The light went on early in the afternoon, the switch turned on by bunting coach Delino DeShields.
“It’s funny,” Dietrich said. “I was in the gym working out at about 2:57, as usual, when DeShields comes in and says, ‘Hey, we’re bunting on the field in like three minutes.’ I looked at him and thought, ‘That’s one less chance to hit a home run.’
“We went out there and I put down about 15 in a row on the line and thought, ‘All right.’ In my experience I haven’t practiced it often but I usually have a pretty good feel for it.”
So when he came to bat with the Reds down a run and Suarez on first, he looked toward third and, “I saw he was way over and way back. I thought, ‘Hmmmm, I’m gonna put it down here.’”
So he shunned the chance for another heroic home run to trickle one down the base line and when the media, pens and pads and cameras in hand, gathered around his locker, he looked up and said, “Hey, it was just a bunt.”
Yeah, a game-changing bunt, a bunt that changed the course of the game almost as much as any home run, but far less dramatic and easily forgettable.

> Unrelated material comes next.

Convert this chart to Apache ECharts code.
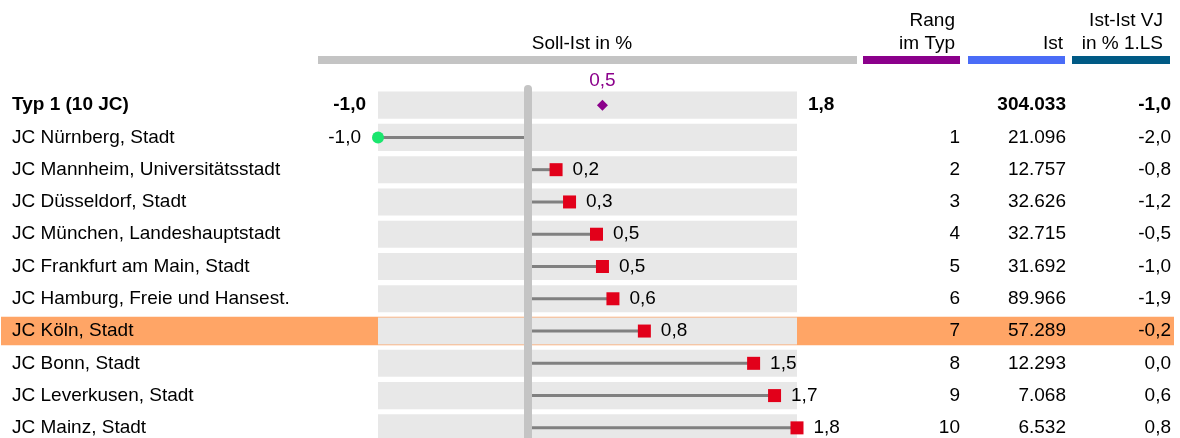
<!DOCTYPE html>
<html lang="de">
<head>
<meta charset="UTF-8">
<title>Soll-Ist Typ 1</title>
<script src="https://cdn.jsdelivr.net/npm/echarts@6/dist/echarts.min.js"></script>
<style>
  html, body { margin: 0; padding: 0; background: #fff; }
  #chart { width: 1180px; height: 438px; }
</style>
</head>
<body>
<div id="chart"></div>
<script>
// Daten
var typName = 'Typ 1 (10 JC)';
var jcNames = [
  'JC Nürnberg, Stadt', 'JC Mannheim, Universitätsstadt', 'JC Düsseldorf, Stadt',
  'JC München, Landeshauptstadt', 'JC Frankfurt am Main, Stadt', 'JC Hamburg, Freie und Hansest.',
  'JC Köln, Stadt', 'JC Bonn, Stadt', 'JC Leverkusen, Stadt', 'JC Mainz, Stadt'
];
var sollIst = [-1.0, 0.19, 0.28, 0.46, 0.50, 0.57, 0.78, 1.51, 1.65, 1.80];
var typAvg = 0.5;
var ranks = [1, 2, 3, 4, 5, 6, 7, 8, 9, 10];
var istTyp = 304033;
var ist = [21096, 12757, 32626, 32715, 31692, 89966, 57289, 12293, 7068, 6532];
var istVJTyp = -1.0;
var istVJ = [-2.0, -0.8, -1.2, -0.5, -1.0, -1.9, -0.2, 0.0, 0.6, 0.8];
var highlightName = 'JC Köln, Stadt';

var FONT = 'Liberation Sans, Arial, sans-serif';
var FS = 19;

function fmt1(v) { return (Math.round(v * 10) / 10).toFixed(1).replace('.', ','); }
function fmtInt(n) { return String(n).replace(/\B(?=(\d{3})+(?!\d))/g, '.'); }

var categories = [typName].concat(jcNames);
var typMin = Math.min.apply(null, sollIst);
var typMax = Math.max.apply(null, sollIst);
var hlIdx = categories.indexOf(highlightName);

var chart = echarts.init(document.getElementById('chart'));

var gridTop = 89, gridH = 355;
var rich = { b: { fontWeight: 'bold', fontSize: FS, fontFamily: FONT, color: '#000' },
             n: { fontSize: FS, fontFamily: FONT, color: '#000' } };

function catAxis(pos, margin, align, formatter, grid) {
  return {
    type: 'category', gridIndex: grid || 0, data: categories, inverse: true, position: pos,
    axisLine: { show: false }, axisTick: { show: false }, splitLine: { show: false },
    axisLabel: {
      show: !!formatter, interval: 0, margin: margin, align: align,
      formatter: formatter, rich: rich
    }
  };
}

var posData = [], negData = [], stemData = [], bandData = [];
categories.forEach(function (c, i) { bandData.push([0, i]); });
sollIst.forEach(function (v, k) {
  stemData.push([v, k + 1]);
  if (v >= 0) posData.push([v, k + 1]); else negData.push([v, k + 1]);
});

var hdr = function (text, x, y, align) {
  return { type: 'text', x: x, y: y, style: { text: text, fill: '#000', font: FS + 'px ' + FONT,
    textAlign: align, textVerticalAlign: 'middle', lineHeight: 23 } };
};
var bar = function (x, w, color) {
  return { type: 'rect', shape: { x: x, y: 56, width: w, height: 8 }, style: { fill: color } };
};

var option = {
  animation: false,
  textStyle: { fontFamily: FONT },
  grid: [
    { left: 378, width: 419, top: gridTop, height: gridH, outerBoundsMode: 'none', containLabel: false },
    { left: 1, right: 6, top: gridTop, height: gridH, outerBoundsMode: 'none', containLabel: false }
  ],
  xAxis: [
    { type: 'value', gridIndex: 0, min: typMin, max: typMax, show: false },
    { type: 'value', gridIndex: 1, min: 0, max: 1, show: false }
  ],
  yAxis: [
    catAxis('left', 366, 'left', function (v, i) { return i === 0 ? '{b|' + v + '}' : '{n|' + v + '}'; }),
    catAxis('left', 12, 'right', function (v, i) { return i === 0 ? '{b|' + fmt1(typMin) + '}' : ''; }),
    catAxis('right', 11, 'left', function (v, i) { return i === 0 ? '{b|' + fmt1(typMax) + '}' : ''; }),
    catAxis('right', 163, 'right', function (v, i) { return i === 0 ? '' : '{n|' + ranks[i - 1] + '}'; }),
    catAxis('right', 269, 'right', function (v, i) { return i === 0 ? '{b|' + fmtInt(istTyp) + '}' : '{n|' + fmtInt(ist[i - 1]) + '}'; }),
    catAxis('right', 374, 'right', function (v, i) { return i === 0 ? '{b|' + fmt1(istVJTyp) + '}' : '{n|' + fmt1(istVJ[i - 1]) + '}'; }),
    catAxis('left', 0, 'left', null, 1)
  ],
  series: [
    {
      // Markierte Zeile
      type: 'custom', xAxisIndex: 1, yAxisIndex: 6, silent: true, z: 0,
      data: [[0, hlIdx]],
      renderItem: function (params, api) {
        var p0 = api.coord([0, api.value(1)]);
        var p1 = api.coord([1, api.value(1)]);
        var h = api.size([0, 1])[1] * 0.88;
        return { type: 'rect', shape: { x: p0[0], y: p0[1] - h / 2, width: p1[0] - p0[0], height: h },
                 style: { fill: '#FFA566' } };
      }
    },
    {
      // graue Hintergrundbänder
      type: 'custom', xAxisIndex: 0, yAxisIndex: 0, silent: true, z: 1,
      data: bandData,
      renderItem: function (params, api) {
        var p0 = api.coord([typMin, api.value(1)]);
        var p1 = api.coord([typMax, api.value(1)]);
        var h = api.size([0, 1])[1] * 0.84;
        return { type: 'rect', shape: { x: p0[0], y: p0[1] - h / 2, width: p1[0] - p0[0], height: h },
                 style: { fill: '#E8E8E8' } };
      }
    },
    {
      // Lollipop-Stiele
      type: 'custom', xAxisIndex: 0, yAxisIndex: 0, silent: true, z: 2,
      data: stemData,
      renderItem: function (params, api) {
        var p0 = api.coord([0, api.value(1)]);
        var p1 = api.coord([api.value(0), api.value(1)]);
        return { type: 'line', shape: { x1: p0[0], y1: p0[1], x2: p1[0], y2: p1[1] },
                 style: { stroke: '#808080', lineWidth: 3 } };
      }
    },
    {
      // Typ-Durchschnitt + Nulllinie
      type: 'scatter', xAxisIndex: 0, yAxisIndex: 0, z: 3, silent: true,
      data: [[typAvg, 0]],
      symbol: 'diamond', symbolSize: [11, 11],
      itemStyle: { color: '#8B008B', opacity: 1 },
      label: { show: true, position: 'top', distance: 9, color: '#8B008B', fontSize: FS,
               formatter: function (p) { return fmt1(p.value[0]); } },
      markLine: {
        silent: true, symbol: 'none', label: { show: false },
        lineStyle: { color: '#C4C4C4', width: 8, type: 'solid', cap: 'round', opacity: 1 },
        data: [{ xAxis: 0 }]
      }
    },
    {
      type: 'scatter', xAxisIndex: 0, yAxisIndex: 0, z: 4, silent: true,
      data: posData, symbol: 'rect', symbolSize: 13,
      itemStyle: { color: '#E2001A', opacity: 1 },
      label: { show: true, position: 'right', distance: 10, color: '#000', fontSize: FS,
               formatter: function (p) { return fmt1(p.value[0]); } }
    },
    {
      type: 'scatter', xAxisIndex: 0, yAxisIndex: 0, z: 4, silent: true,
      data: negData, symbol: 'circle', symbolSize: 12,
      itemStyle: { color: '#1AE66E', opacity: 1 },
      label: { show: true, position: 'left', distance: 11, color: '#000', fontSize: FS,
               formatter: function (p) { return fmt1(p.value[0]); } }
    }
  ],
  graphic: [
    bar(318, 539, '#C4C4C4'),
    bar(863, 97, '#8B008B'),
    bar(968, 97, '#4A6CF7'),
    bar(1072, 98, '#005A85'),
    hdr('Soll-Ist in %', 582, 44, 'center'),
    hdr('Rang\nim Typ', 955, 32.5, 'right'),
    hdr('Ist', 1063, 44, 'right'),
    hdr('Ist-Ist VJ\nin % 1.LS', 1163, 32.5, 'right')
  ]
};

chart.setOption(option);
</script>
</body>
</html>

“You have to do what you gotta do and they were giving it to me,” he said. “More than anything I was happy that Jose Peraza followed with that big knock (two-run double). That was good for him. You win baseball games in a lot of different ways and it was funny to see myself on the helping side with a bunt, but I’ll take it.”
Reds starter Sonny Gray look invincible early-on, striking out the side in the first and holding the Braves to no runs and two hits through four innings with eight strikeouts.
Yasiel Puig gave Gray a 2-0 lead in the bottom of the first with a high-decibel drive to the left field seats on the first pitch after Jesse Winker’s two-out single. And Tucker Barnhart’s leadoff home run in the fourth made it 3-0.
The Braves scored a run in the fifth on Dansby Swanson’s triple and a sacrifice fly, then took a 4-3 lead in the sixth on three hits, a walk and an error.
With one out in the sixth, Jose Iglesias reached base on third baseman Josh Donaldson’s error. That’s when Dietrich dumped down his bunt to put runners on second and first with one out.
Jose Peraza, was ensnared in a 0 for 24 quagmire not long ago, pulled a double to left field that scored both Iglesias and Dietrich for a 5-4 lead. The Reds loaded the bases and scored their sixth run on an RBI walk to pinch-hitter Phillip Ervin and their seventh run on a sacrifice fly by Puig.
Atlanta scored a run off Wandy Peralta in the seventh and a run off Jared Hughes in the eighth to draw within one.
Raisel Iglesias came on in the ninth, lugging in a streak of nine straight strikeouts over his last three appearances. But pinch-hitter Matt Joyce greeted him with a first-pitch double, putting the potential tying run on second with no outs.
Ozzie Albies tried to bunt and popped out to the catcher. Josh Donaldson drove one to the base of the left center wall that Michael Lorenzen chased down for the second out as Joyce took third. It ended when Freddie Freeman grounded out to first baseball Joey Votto.
Don’t know why more hitters don’t bunt. They could fill the bases as these teams won’t stop with the shifts. I think it’s ruining the game. Until it gets beat, teams are too invested in the shifts.
Thanks Hal. I could not agree more about Dietrich’s bunt. I was cheering as loud as I would for a H.R. In that bunt he became my new favorite Red. I believe we’ve both said before, that the problem in MLB is not the shift, but the players who can’t or won’t take advantage of it.